Material shown
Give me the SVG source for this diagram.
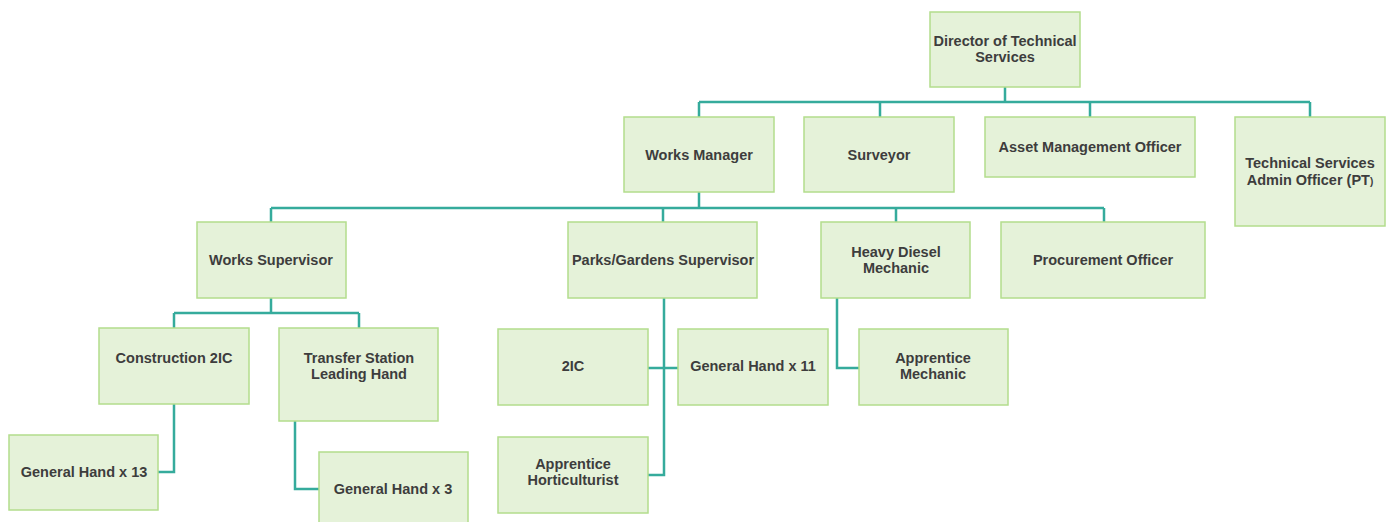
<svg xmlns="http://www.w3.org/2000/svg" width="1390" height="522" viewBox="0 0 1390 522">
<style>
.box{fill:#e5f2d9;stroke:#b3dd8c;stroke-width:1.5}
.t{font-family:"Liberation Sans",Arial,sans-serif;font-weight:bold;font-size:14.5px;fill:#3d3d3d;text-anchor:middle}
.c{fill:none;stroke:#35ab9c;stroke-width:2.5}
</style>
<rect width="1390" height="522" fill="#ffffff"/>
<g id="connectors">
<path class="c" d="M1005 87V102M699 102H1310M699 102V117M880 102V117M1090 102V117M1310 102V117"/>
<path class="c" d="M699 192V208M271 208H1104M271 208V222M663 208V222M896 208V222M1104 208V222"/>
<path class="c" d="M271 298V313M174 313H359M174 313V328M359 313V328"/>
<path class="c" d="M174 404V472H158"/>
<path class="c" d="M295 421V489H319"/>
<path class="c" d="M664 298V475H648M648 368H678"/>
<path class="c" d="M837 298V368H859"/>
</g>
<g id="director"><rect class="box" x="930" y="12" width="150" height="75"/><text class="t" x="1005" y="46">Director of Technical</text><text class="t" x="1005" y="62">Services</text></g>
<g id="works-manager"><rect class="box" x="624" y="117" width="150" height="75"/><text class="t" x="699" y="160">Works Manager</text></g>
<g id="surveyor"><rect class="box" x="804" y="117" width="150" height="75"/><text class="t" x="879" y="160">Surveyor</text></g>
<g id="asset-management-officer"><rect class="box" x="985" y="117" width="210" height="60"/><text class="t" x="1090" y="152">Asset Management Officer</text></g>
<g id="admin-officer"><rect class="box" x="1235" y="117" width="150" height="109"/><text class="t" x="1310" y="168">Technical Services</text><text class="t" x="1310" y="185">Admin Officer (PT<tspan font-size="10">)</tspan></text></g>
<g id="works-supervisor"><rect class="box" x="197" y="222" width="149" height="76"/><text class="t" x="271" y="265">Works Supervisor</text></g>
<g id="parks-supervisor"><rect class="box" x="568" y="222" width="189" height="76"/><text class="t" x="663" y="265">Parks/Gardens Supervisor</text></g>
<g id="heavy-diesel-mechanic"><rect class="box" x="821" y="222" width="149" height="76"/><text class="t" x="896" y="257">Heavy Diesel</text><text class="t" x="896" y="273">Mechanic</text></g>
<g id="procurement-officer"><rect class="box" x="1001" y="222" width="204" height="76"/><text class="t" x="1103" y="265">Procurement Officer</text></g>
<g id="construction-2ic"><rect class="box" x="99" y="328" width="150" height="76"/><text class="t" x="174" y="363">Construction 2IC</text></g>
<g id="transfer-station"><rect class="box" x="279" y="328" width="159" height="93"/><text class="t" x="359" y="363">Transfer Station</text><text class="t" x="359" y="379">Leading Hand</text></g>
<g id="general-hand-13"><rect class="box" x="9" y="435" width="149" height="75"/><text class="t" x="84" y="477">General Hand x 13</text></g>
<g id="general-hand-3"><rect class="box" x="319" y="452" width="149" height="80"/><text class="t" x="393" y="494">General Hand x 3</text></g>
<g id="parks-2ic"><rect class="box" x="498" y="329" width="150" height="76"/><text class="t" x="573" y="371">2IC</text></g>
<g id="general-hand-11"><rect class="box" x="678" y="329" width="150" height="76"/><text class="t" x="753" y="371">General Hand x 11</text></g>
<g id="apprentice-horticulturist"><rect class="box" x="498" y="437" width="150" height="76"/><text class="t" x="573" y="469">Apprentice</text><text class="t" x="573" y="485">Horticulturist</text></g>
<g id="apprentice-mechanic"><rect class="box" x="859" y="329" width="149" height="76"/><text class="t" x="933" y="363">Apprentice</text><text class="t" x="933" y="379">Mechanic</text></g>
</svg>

==

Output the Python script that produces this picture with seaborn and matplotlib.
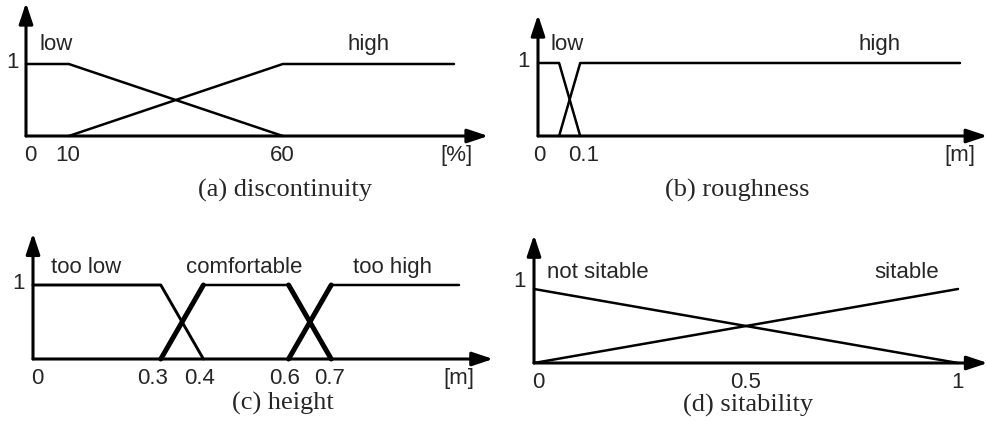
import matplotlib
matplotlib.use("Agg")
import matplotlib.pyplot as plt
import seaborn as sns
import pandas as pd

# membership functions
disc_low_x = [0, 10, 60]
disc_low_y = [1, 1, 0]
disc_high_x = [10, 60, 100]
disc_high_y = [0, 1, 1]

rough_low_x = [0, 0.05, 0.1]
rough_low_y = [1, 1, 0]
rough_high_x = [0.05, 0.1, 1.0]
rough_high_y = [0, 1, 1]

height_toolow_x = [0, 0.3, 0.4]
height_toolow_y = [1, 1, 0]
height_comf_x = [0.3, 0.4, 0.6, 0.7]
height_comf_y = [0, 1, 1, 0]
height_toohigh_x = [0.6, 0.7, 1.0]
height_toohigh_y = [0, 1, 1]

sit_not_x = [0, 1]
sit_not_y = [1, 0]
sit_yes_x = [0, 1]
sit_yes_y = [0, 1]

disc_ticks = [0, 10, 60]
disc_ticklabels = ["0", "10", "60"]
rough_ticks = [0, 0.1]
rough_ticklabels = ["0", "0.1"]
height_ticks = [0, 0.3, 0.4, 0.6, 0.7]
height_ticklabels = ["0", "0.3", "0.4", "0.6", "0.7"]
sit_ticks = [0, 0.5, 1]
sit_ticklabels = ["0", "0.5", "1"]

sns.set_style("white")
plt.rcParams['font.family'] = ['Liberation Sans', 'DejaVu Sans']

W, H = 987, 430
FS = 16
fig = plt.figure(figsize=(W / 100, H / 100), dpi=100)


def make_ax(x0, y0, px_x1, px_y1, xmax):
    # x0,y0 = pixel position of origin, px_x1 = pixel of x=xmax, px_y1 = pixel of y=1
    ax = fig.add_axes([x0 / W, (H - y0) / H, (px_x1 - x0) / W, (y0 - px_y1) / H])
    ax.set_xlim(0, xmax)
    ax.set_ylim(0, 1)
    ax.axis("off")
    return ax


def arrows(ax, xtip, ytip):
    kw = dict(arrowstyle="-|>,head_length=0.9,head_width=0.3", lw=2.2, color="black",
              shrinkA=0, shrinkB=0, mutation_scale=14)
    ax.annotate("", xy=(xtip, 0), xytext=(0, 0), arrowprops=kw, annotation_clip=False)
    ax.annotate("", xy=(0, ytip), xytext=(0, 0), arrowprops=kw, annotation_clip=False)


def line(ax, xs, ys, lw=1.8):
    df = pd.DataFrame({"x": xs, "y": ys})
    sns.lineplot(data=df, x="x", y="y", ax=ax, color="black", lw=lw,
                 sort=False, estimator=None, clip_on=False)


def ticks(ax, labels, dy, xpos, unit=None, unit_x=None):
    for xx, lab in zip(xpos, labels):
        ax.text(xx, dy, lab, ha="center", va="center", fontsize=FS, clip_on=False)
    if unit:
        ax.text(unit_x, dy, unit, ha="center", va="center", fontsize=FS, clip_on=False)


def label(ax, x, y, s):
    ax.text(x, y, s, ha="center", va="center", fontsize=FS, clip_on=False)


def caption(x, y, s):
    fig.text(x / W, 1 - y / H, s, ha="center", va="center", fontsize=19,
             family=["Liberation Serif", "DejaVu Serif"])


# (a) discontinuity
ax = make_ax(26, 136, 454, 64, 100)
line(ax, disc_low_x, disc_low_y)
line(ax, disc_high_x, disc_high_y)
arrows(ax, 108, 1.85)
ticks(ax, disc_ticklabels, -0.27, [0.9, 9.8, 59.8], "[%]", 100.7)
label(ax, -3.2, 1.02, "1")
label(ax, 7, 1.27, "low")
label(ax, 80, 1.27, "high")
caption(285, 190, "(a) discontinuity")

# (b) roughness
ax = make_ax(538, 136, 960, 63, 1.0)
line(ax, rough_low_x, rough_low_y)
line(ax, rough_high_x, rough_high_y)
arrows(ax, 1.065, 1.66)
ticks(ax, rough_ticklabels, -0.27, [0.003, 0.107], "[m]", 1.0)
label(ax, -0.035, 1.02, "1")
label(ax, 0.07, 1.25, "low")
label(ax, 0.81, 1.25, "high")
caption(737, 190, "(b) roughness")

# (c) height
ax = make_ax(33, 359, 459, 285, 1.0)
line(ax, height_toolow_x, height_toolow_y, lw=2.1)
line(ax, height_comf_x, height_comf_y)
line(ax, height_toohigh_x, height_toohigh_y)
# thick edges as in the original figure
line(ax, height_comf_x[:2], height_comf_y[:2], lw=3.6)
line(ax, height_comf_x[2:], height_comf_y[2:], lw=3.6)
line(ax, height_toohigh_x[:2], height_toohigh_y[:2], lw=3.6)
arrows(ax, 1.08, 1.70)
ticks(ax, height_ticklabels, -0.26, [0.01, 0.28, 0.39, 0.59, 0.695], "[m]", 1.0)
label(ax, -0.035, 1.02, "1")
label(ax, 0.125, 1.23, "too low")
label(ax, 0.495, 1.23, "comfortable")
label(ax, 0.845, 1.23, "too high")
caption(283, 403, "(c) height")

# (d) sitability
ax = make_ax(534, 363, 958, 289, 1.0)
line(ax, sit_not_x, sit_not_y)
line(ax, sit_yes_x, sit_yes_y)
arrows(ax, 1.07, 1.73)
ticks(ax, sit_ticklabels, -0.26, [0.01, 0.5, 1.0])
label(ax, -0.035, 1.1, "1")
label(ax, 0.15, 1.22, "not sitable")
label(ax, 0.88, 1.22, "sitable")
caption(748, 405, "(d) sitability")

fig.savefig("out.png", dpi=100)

Description of the task
Transcribe only the lines above that start at the line containing "Output the Python" and end at the line containing "sit_yes_y = [0, 1]". Omit pictures.

Exercise result
Output the Python script that produces this picture with seaborn and matplotlib.
import matplotlib
matplotlib.use("Agg")
import matplotlib.pyplot as plt
import seaborn as sns
import pandas as pd

# membership functions
disc_low_x = [0, 10, 60]
disc_low_y = [1, 1, 0]
disc_high_x = [10, 60, 100]
disc_high_y = [0, 1, 1]

rough_low_x = [0, 0.05, 0.1]
rough_low_y = [1, 1, 0]
rough_high_x = [0.05, 0.1, 1.0]
rough_high_y = [0, 1, 1]

height_toolow_x = [0, 0.3, 0.4]
height_toolow_y = [1, 1, 0]
height_comf_x = [0.3, 0.4, 0.6, 0.7]
height_comf_y = [0, 1, 1, 0]
height_toohigh_x = [0.6, 0.7, 1.0]
height_toohigh_y = [0, 1, 1]

sit_not_x = [0, 1]
sit_not_y = [1, 0]
sit_yes_x = [0, 1]
sit_yes_y = [0, 1]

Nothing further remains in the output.